■ **REQUIRED WORK**:
Filter the records for lines holding the string "page".
------------------------------------------------------------
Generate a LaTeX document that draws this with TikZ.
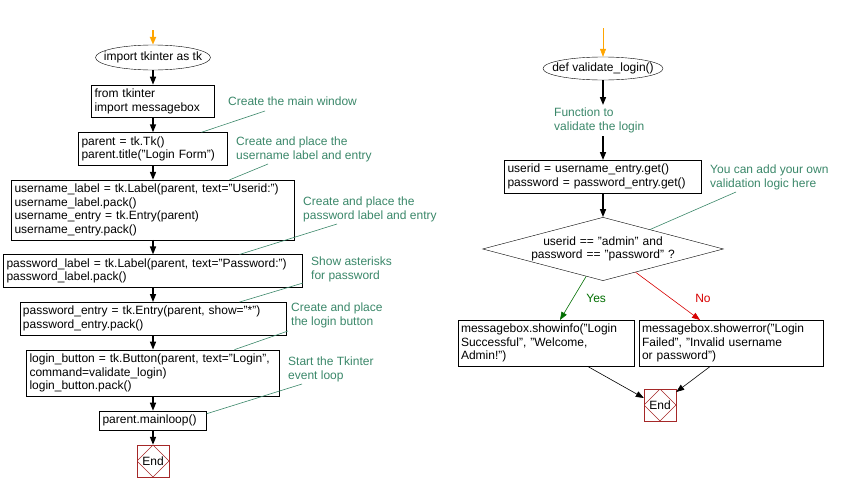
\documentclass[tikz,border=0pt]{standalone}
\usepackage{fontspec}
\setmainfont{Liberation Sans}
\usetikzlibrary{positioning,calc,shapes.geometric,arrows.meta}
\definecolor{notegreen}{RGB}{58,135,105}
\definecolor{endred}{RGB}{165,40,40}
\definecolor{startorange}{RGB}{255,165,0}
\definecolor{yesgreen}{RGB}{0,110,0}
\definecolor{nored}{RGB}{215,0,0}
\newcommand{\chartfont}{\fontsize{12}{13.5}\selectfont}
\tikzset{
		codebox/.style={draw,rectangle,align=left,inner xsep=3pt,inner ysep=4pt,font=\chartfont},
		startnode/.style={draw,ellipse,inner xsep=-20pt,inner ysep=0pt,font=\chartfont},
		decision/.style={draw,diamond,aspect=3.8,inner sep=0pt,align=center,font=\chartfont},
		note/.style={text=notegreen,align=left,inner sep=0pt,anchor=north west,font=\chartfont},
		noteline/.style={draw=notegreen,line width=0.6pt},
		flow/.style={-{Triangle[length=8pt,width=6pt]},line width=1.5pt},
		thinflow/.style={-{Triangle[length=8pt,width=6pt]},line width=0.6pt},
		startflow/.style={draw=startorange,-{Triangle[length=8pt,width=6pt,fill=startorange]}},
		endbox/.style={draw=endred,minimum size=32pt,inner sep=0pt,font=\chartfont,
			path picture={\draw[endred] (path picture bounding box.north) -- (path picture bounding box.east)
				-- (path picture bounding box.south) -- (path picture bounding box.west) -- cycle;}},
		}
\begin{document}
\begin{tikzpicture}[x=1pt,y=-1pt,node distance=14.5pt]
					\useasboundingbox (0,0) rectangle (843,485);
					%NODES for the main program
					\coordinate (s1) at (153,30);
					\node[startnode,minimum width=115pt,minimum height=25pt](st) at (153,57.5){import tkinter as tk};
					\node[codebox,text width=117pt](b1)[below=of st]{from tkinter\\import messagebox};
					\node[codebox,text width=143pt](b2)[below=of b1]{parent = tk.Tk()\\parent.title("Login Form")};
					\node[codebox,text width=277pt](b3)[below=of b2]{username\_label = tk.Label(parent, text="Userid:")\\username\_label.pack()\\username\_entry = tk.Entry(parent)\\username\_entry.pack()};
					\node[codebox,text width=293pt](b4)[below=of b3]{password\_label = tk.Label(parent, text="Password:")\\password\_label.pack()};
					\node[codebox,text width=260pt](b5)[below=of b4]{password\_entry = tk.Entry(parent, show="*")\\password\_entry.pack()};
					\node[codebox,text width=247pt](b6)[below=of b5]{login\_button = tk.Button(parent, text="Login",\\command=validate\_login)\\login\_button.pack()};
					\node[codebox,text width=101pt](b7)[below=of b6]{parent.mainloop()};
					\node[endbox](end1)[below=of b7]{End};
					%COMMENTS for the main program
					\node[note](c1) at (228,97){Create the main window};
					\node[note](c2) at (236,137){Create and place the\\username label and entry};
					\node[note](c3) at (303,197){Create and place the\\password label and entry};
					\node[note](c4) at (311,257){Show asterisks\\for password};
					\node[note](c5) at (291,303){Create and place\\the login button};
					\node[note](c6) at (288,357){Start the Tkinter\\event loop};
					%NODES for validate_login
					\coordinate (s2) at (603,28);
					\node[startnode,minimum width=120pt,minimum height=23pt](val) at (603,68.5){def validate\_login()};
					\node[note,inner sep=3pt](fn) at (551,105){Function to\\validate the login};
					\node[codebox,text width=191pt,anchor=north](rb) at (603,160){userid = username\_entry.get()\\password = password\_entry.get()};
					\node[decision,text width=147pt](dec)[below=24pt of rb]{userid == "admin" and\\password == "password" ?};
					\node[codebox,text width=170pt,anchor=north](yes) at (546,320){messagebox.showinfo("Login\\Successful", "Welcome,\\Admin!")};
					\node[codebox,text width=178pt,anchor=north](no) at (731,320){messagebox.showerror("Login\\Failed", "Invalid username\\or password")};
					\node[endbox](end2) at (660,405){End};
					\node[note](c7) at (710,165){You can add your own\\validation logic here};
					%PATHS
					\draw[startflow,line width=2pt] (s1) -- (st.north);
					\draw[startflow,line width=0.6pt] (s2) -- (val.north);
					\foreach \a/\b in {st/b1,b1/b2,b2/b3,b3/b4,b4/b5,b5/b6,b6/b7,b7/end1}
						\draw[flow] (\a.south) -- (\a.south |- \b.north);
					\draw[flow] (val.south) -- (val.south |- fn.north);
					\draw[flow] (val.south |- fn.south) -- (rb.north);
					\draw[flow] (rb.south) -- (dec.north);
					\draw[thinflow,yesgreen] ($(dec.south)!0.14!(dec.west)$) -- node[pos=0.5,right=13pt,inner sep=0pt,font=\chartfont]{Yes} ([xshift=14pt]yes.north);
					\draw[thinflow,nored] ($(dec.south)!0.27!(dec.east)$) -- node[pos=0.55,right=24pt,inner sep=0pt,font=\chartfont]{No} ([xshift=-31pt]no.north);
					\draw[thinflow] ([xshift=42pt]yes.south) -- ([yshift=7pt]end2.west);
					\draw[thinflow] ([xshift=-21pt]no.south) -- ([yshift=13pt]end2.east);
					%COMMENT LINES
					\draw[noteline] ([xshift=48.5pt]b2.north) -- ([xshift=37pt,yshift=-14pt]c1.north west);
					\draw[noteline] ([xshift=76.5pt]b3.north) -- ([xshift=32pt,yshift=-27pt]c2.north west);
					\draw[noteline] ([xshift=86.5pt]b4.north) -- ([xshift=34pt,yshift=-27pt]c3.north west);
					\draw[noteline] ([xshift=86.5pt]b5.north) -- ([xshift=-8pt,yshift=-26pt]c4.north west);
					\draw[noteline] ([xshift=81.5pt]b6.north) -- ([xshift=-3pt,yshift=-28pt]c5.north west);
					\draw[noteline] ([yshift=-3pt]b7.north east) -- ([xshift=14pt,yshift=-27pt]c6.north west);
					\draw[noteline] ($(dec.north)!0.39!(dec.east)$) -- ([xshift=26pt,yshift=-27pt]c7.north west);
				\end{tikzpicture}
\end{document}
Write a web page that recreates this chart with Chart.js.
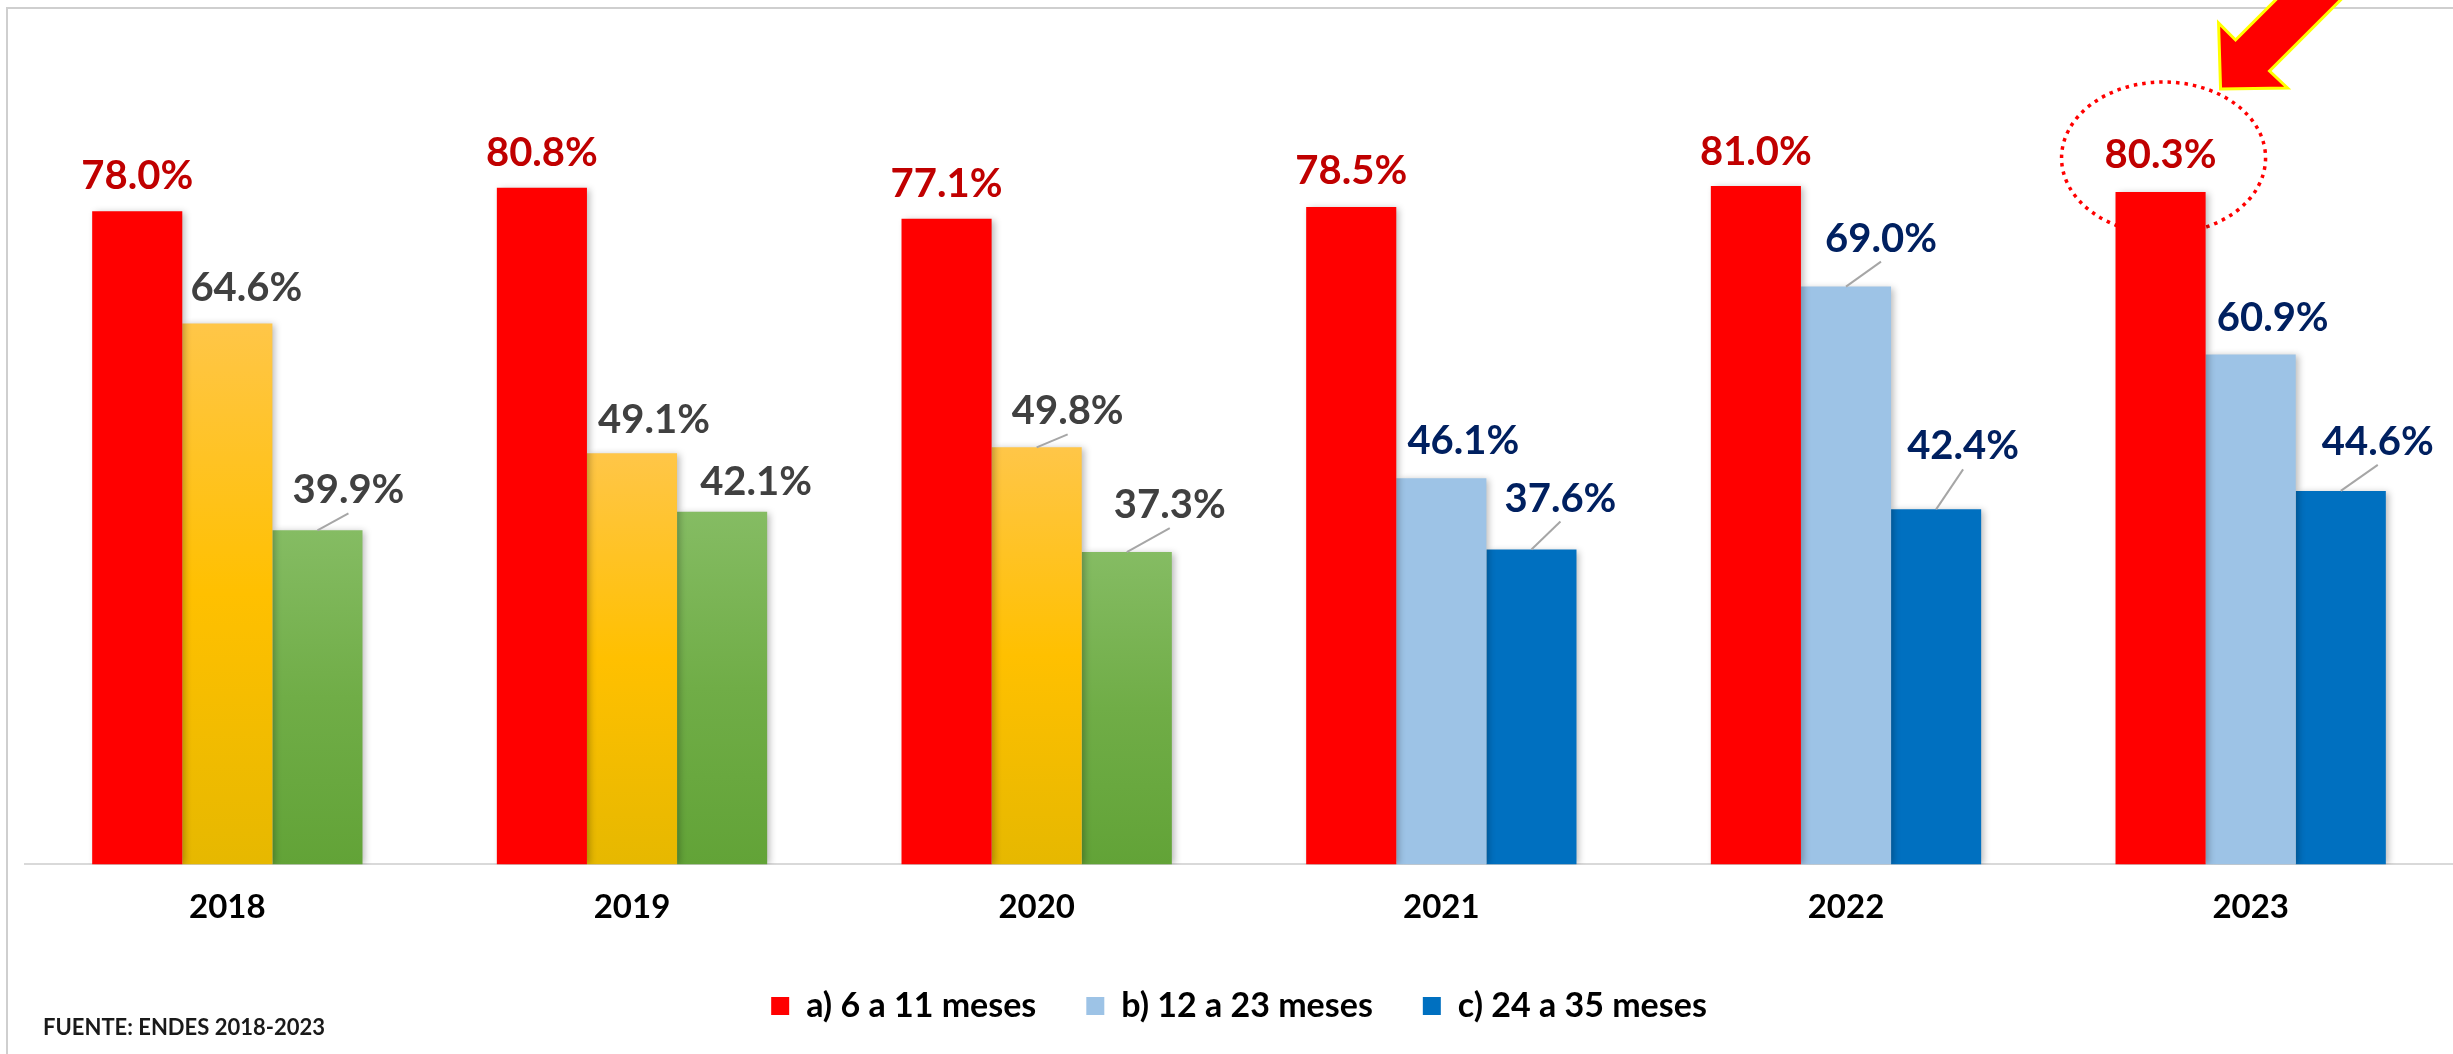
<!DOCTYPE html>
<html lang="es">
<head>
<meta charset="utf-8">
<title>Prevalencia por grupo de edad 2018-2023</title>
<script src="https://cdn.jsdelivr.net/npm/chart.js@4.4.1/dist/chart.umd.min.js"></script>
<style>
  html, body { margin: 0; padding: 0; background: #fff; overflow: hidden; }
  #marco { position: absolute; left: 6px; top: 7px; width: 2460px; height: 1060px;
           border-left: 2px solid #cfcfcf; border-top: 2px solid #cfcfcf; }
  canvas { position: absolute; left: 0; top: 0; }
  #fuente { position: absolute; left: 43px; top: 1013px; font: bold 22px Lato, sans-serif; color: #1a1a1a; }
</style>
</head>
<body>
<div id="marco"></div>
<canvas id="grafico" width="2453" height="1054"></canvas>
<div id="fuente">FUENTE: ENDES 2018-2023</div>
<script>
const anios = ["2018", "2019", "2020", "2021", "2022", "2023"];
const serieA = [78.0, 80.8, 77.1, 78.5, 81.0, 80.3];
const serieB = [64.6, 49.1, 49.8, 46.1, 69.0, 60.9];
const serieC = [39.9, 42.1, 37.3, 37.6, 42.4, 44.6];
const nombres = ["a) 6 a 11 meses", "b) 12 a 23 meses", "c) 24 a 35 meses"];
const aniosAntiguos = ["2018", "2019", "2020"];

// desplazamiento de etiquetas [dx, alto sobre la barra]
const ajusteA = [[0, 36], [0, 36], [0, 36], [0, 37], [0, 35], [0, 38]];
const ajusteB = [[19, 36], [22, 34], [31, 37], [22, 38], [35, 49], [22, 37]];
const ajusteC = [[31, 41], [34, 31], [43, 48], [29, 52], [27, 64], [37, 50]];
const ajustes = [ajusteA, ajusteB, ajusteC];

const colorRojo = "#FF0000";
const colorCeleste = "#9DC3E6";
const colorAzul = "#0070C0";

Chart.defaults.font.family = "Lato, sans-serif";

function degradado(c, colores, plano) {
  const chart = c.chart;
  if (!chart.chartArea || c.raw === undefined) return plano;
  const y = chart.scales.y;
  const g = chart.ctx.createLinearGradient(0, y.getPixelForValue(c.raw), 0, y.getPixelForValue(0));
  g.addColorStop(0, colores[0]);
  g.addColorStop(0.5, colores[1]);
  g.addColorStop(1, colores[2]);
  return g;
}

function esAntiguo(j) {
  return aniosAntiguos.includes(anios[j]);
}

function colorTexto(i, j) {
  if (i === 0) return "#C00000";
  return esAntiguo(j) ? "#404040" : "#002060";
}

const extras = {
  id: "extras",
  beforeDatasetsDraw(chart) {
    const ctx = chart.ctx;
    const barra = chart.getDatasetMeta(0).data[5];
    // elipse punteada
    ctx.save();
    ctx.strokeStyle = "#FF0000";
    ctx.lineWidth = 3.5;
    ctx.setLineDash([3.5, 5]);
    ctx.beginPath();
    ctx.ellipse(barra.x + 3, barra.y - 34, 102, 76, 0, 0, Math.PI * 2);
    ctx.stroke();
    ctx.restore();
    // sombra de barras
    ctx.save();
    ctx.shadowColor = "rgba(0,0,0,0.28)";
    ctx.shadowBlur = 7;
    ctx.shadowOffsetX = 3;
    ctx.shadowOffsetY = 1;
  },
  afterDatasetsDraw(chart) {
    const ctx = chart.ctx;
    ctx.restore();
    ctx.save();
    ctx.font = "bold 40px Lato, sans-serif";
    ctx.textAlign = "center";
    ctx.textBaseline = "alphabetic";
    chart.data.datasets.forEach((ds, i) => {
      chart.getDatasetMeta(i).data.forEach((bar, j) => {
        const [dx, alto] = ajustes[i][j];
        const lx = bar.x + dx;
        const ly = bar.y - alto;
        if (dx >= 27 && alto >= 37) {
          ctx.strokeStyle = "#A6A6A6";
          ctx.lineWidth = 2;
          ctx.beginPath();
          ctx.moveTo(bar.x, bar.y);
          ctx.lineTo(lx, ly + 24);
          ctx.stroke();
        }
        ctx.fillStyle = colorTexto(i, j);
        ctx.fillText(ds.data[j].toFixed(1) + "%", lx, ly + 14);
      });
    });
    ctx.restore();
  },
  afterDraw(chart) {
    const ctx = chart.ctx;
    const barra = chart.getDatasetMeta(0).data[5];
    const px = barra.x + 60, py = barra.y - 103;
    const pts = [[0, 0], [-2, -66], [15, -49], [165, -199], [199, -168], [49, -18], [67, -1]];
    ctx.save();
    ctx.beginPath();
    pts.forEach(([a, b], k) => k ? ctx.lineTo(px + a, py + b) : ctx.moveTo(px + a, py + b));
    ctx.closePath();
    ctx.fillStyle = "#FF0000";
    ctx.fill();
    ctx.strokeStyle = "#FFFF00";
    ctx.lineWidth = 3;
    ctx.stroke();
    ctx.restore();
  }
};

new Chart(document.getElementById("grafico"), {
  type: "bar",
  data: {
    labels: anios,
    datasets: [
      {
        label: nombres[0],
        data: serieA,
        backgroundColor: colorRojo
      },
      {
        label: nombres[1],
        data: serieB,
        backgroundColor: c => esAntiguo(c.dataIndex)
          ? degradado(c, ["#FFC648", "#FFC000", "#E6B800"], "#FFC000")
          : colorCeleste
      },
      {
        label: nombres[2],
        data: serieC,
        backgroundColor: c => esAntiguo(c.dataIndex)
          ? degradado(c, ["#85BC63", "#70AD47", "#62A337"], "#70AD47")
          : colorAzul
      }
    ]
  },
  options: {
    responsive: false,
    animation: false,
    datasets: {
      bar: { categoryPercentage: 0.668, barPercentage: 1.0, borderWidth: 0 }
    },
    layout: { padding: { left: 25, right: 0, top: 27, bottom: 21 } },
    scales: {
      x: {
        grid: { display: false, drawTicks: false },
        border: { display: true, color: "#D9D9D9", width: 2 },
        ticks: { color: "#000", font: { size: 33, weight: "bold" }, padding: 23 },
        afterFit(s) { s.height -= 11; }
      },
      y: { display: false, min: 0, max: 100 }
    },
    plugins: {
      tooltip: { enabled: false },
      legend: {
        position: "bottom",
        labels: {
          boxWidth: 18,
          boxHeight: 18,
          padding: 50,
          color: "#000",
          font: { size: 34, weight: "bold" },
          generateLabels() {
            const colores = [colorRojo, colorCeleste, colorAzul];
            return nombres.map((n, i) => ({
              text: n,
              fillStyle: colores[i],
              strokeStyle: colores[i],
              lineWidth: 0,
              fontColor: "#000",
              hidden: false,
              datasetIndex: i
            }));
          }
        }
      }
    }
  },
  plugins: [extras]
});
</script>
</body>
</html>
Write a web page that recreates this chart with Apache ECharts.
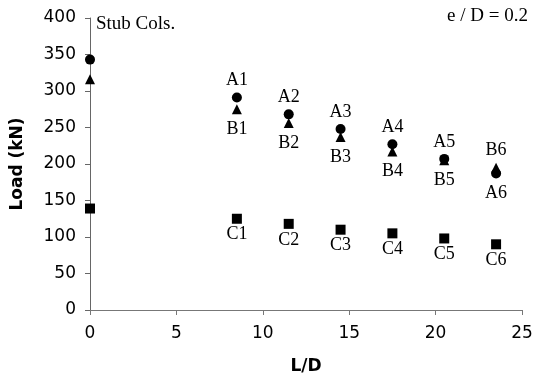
------------------------------------------------------------
■ **FINISHED ANSWER**:
Write a web page that recreates this chart with Chart.js.
Write a web page that recreates this chart with Apache ECharts.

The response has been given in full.